** Job **
From the listing below, pull each line that includes "with".

------------------------

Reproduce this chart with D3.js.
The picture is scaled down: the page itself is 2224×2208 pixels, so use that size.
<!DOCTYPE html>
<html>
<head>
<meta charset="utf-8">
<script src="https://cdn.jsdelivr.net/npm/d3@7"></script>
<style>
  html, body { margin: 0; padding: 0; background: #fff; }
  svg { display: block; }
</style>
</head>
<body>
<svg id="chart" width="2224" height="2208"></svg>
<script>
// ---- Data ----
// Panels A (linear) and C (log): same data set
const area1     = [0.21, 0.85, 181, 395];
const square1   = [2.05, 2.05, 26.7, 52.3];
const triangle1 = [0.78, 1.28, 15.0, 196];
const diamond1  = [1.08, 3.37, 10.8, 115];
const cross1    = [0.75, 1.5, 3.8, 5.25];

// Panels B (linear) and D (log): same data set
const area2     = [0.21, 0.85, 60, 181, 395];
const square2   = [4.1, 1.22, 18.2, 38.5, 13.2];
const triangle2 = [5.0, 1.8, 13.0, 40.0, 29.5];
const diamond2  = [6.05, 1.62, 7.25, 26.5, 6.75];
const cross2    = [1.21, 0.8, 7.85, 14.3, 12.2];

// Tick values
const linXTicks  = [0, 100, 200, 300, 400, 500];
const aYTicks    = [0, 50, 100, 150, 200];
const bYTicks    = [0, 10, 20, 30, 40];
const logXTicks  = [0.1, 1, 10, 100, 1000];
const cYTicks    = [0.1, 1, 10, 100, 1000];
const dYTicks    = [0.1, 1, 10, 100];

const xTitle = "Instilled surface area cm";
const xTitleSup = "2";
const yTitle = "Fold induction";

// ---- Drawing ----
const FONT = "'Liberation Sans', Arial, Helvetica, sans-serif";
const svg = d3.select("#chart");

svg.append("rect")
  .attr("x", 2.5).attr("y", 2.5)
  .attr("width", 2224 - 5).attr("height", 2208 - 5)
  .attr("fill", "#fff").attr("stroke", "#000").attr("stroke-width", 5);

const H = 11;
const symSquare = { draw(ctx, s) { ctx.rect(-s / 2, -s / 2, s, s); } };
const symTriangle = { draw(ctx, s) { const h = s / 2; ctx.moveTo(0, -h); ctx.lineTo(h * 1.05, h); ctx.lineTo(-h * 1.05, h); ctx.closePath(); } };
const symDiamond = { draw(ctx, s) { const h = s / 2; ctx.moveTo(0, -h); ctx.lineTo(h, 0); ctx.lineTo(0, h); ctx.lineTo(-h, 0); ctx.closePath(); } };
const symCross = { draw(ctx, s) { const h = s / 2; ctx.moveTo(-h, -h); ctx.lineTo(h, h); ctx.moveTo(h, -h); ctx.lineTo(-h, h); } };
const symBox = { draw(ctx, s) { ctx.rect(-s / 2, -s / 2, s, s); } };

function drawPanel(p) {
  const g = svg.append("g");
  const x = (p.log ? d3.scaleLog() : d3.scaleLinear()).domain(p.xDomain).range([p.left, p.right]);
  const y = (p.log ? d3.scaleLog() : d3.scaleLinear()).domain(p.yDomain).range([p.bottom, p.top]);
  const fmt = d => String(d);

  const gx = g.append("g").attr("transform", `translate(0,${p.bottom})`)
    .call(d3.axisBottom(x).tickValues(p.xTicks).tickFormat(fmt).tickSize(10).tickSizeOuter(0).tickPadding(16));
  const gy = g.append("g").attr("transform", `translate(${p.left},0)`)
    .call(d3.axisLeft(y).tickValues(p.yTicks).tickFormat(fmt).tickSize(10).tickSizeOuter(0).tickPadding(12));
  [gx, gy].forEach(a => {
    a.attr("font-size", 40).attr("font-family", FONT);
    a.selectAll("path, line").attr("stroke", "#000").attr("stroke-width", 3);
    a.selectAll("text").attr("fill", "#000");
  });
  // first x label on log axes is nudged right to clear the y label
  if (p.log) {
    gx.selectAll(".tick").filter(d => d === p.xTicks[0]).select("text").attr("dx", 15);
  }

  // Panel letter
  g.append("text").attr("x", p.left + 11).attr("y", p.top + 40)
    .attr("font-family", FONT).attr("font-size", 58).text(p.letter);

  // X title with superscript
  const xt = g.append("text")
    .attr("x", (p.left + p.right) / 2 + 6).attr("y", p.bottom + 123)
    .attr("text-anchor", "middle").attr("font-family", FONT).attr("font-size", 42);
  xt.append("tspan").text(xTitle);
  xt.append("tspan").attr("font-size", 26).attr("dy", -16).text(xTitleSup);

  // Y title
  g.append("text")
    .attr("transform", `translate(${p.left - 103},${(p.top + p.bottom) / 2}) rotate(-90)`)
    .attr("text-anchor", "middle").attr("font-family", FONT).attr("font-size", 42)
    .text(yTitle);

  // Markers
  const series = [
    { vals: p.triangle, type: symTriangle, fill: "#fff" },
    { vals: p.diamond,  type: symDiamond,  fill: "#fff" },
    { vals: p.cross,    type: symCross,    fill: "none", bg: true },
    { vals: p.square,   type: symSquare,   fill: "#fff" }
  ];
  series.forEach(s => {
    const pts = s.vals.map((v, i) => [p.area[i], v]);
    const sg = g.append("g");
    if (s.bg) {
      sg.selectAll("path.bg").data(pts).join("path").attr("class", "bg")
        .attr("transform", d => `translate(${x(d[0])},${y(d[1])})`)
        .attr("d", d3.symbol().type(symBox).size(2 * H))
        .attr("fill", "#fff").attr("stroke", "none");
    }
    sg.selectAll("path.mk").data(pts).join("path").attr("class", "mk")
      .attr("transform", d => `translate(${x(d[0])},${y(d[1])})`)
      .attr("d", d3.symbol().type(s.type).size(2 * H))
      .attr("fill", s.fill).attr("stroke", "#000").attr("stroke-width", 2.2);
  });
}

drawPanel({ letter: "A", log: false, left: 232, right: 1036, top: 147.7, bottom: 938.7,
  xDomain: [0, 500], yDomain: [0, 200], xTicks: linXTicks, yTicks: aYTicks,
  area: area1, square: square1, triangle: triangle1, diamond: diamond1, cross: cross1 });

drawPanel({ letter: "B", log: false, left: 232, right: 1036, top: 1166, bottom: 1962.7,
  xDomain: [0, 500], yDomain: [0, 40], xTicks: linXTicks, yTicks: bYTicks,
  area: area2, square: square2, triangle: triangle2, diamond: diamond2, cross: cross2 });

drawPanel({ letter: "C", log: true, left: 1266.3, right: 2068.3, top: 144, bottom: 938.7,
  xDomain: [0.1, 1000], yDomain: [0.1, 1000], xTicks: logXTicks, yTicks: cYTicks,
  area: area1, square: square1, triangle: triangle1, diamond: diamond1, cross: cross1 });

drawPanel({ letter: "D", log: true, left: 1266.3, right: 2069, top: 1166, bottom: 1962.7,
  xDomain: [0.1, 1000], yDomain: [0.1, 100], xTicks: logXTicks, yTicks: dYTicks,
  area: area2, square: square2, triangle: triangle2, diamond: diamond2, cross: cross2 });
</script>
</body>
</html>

------------------------

** Result of this task **
Reproduce this chart with D3.js.
  // X title with superscript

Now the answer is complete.